WHAT YOU HAVE TO DO:
Your task is to write out only the lines running from the line with "Generate a Python" to the line with "from matplotlib.ticker import", both ends kept, with no images.

RECORDS SUPPLIED:
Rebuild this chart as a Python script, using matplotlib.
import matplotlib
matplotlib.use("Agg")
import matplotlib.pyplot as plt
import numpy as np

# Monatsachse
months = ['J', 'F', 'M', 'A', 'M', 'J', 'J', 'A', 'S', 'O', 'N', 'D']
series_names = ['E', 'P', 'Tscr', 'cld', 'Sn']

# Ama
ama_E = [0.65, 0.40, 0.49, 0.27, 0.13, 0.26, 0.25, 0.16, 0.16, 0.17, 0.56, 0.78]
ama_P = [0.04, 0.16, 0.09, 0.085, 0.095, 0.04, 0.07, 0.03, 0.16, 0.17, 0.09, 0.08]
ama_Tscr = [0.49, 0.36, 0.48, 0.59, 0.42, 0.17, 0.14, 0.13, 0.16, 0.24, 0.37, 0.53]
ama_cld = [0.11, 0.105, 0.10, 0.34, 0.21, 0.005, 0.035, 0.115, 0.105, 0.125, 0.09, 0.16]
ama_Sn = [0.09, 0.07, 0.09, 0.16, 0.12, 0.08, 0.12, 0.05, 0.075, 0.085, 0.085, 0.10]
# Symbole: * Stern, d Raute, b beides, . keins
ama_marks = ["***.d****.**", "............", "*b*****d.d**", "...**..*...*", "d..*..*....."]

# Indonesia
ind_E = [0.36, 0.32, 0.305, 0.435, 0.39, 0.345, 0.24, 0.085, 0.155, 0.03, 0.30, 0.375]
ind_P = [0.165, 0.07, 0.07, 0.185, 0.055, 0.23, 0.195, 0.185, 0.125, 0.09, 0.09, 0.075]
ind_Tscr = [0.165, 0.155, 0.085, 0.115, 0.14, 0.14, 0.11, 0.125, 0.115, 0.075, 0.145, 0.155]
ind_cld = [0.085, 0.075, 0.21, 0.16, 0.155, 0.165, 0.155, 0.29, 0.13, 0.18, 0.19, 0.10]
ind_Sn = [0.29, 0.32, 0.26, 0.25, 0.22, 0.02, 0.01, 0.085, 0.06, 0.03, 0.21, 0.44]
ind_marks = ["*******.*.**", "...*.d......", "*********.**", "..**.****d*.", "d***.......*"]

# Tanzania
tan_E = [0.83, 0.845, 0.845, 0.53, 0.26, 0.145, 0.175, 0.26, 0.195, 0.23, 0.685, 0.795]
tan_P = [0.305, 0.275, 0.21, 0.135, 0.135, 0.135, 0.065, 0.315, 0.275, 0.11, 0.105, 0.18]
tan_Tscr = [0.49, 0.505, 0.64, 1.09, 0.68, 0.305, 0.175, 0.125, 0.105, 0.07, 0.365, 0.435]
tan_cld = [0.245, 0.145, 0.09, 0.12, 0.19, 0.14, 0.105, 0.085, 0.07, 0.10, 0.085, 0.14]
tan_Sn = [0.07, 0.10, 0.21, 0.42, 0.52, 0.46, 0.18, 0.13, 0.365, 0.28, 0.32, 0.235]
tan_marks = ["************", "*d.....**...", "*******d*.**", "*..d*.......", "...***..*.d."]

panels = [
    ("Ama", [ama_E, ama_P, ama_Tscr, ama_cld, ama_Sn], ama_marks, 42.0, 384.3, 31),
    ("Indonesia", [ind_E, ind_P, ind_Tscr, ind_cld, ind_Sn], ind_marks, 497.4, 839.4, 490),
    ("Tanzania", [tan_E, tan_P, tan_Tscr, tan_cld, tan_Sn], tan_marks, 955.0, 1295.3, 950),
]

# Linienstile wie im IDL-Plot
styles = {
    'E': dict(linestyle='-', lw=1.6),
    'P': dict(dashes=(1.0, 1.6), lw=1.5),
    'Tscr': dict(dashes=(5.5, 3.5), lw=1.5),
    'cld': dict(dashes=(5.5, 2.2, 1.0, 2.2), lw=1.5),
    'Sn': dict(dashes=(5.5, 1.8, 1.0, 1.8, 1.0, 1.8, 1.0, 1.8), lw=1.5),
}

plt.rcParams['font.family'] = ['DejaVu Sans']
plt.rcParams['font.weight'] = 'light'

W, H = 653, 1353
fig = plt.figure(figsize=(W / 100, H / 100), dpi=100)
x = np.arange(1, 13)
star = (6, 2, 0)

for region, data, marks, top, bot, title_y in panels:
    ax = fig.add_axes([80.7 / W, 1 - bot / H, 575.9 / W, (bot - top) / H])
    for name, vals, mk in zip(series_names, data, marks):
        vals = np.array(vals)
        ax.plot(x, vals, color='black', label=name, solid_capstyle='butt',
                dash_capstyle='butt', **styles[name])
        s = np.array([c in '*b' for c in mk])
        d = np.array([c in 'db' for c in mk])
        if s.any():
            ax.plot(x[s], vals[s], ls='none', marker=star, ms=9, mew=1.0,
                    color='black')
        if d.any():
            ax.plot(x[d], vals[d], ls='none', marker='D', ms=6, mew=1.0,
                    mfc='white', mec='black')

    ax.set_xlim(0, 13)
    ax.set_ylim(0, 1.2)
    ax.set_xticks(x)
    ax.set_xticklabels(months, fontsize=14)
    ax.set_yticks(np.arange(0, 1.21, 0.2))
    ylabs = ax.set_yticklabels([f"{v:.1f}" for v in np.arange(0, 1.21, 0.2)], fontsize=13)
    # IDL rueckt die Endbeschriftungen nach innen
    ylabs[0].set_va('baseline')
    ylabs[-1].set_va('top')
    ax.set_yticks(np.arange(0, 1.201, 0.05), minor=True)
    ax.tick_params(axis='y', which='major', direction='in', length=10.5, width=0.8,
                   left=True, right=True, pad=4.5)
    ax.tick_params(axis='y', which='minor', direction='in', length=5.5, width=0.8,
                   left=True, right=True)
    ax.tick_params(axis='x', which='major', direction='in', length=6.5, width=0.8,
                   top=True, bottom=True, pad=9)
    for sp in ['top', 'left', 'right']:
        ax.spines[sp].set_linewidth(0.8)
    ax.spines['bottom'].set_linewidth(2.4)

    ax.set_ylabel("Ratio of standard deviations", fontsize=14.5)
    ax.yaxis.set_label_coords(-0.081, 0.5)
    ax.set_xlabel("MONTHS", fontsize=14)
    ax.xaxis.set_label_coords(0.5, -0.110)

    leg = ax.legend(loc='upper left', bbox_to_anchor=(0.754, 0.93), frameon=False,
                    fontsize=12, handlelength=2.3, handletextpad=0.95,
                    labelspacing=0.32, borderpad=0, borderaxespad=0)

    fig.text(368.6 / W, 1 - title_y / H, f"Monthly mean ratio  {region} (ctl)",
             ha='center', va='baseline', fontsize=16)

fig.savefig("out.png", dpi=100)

* * *

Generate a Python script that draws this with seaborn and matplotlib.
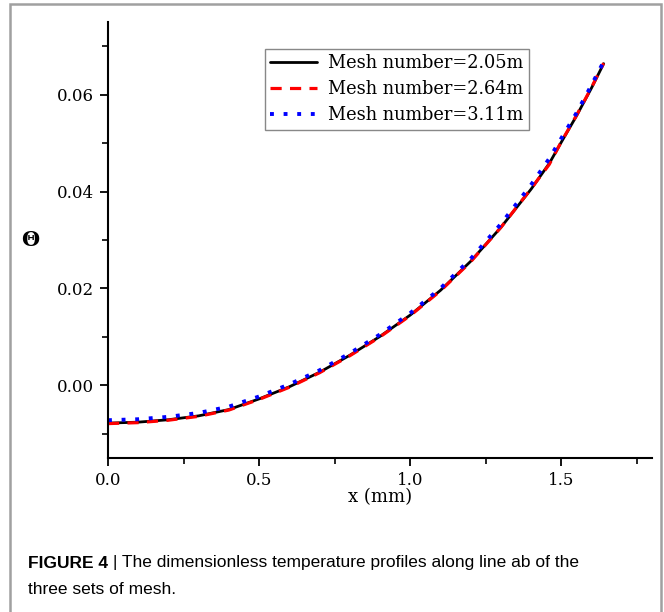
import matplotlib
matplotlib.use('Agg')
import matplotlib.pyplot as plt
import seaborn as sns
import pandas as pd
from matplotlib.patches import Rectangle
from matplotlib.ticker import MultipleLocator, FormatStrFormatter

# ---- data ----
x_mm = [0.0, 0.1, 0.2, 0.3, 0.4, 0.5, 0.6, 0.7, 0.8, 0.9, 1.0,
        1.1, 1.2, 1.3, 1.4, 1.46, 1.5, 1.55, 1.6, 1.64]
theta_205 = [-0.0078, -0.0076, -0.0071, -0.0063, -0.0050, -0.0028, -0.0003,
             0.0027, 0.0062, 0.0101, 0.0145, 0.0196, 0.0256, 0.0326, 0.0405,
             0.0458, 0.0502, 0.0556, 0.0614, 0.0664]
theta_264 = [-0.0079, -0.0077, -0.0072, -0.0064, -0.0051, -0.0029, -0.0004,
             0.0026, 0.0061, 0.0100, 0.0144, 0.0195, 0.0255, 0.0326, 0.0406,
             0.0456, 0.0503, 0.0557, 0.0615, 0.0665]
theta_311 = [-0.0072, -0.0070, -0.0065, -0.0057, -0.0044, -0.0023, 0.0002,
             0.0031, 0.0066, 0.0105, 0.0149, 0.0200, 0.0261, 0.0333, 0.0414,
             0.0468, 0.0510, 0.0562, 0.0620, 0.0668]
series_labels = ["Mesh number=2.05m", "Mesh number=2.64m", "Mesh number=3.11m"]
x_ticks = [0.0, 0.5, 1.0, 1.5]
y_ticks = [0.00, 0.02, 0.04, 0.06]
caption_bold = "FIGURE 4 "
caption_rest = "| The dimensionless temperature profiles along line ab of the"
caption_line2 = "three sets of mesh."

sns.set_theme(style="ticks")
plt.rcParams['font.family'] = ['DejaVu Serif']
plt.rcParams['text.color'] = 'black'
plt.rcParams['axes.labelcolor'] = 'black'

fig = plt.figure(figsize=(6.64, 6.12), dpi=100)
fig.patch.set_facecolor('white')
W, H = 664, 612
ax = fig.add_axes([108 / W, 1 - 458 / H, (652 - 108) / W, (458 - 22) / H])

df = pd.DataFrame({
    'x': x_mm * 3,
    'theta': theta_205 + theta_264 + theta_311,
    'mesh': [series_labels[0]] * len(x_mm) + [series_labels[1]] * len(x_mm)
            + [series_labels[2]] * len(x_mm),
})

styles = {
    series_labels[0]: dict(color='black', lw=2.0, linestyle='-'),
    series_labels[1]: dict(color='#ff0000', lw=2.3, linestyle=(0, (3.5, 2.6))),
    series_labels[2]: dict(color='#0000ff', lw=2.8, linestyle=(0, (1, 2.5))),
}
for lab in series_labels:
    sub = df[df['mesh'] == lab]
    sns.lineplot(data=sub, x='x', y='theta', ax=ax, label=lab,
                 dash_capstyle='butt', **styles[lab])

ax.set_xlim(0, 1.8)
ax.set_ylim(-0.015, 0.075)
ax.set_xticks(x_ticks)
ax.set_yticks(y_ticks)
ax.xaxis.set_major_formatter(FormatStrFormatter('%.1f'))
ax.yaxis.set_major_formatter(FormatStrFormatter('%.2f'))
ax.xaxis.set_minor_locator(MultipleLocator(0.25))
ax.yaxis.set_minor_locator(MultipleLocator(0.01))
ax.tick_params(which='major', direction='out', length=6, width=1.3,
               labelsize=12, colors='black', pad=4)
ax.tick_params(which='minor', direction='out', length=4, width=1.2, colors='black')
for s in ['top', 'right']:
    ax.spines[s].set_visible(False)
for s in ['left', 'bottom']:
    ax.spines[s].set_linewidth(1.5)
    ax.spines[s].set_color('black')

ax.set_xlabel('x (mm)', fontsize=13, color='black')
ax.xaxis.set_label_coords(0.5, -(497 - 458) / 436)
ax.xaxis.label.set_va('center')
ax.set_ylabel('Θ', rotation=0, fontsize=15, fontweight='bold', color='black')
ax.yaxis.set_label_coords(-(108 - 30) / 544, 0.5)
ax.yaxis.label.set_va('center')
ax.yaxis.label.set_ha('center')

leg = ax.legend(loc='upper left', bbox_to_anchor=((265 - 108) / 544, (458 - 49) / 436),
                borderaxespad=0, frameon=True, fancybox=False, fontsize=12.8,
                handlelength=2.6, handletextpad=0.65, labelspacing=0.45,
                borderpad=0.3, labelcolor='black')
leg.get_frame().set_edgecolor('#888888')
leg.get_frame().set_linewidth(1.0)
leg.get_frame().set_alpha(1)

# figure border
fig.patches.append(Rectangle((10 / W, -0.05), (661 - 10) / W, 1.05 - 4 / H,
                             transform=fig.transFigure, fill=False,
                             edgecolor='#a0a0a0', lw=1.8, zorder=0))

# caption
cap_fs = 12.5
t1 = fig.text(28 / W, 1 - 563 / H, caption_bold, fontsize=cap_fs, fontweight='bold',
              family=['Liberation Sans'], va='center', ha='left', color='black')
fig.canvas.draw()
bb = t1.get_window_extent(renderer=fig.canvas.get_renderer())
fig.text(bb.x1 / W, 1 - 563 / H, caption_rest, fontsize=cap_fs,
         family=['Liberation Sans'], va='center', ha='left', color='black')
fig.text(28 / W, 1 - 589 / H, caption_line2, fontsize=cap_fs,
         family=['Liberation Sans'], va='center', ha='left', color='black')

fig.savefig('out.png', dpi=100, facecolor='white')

...

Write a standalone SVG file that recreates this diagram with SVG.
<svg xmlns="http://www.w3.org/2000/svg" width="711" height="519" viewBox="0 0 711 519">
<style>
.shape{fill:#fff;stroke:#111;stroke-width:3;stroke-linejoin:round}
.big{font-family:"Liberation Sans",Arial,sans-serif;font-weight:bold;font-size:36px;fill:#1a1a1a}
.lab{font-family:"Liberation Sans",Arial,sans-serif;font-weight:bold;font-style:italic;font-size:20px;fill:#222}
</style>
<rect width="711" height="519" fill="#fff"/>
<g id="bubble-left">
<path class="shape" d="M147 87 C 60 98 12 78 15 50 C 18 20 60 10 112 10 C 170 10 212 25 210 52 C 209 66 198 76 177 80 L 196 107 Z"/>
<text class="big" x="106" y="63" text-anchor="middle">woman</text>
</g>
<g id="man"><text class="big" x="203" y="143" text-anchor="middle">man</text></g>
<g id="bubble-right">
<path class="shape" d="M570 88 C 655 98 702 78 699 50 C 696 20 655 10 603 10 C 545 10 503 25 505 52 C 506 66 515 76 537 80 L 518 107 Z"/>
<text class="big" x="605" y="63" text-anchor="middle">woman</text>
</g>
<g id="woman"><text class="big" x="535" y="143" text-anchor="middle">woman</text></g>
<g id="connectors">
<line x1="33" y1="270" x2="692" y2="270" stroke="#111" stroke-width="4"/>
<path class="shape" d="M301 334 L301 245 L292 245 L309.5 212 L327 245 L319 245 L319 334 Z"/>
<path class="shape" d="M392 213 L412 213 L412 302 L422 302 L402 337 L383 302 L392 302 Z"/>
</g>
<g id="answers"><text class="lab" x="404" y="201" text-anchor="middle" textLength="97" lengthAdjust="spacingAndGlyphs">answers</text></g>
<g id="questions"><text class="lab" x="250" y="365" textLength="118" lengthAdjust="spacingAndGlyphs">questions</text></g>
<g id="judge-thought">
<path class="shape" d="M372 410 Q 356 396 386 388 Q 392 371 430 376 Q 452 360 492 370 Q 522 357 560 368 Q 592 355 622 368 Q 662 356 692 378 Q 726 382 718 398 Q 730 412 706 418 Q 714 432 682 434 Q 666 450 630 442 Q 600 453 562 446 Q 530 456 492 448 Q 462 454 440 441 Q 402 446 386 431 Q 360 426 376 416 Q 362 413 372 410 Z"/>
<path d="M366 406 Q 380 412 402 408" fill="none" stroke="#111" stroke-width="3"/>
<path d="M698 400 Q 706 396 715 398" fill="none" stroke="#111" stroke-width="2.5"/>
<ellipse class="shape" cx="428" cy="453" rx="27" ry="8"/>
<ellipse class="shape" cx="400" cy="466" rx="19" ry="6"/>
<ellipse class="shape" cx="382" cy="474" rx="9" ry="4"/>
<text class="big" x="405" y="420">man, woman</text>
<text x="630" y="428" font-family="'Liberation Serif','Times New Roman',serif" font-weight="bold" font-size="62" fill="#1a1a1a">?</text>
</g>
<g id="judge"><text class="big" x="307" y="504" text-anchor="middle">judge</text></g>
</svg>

TASK RESPONSE:
Generate a Python script that draws this with seaborn and matplotlib.
import matplotlib
matplotlib.use('Agg')
import matplotlib.pyplot as plt
import seaborn as sns
import pandas as pd
from matplotlib.patches import Rectangle
from matplotlib.ticker import MultipleLocator, FormatStrFormatter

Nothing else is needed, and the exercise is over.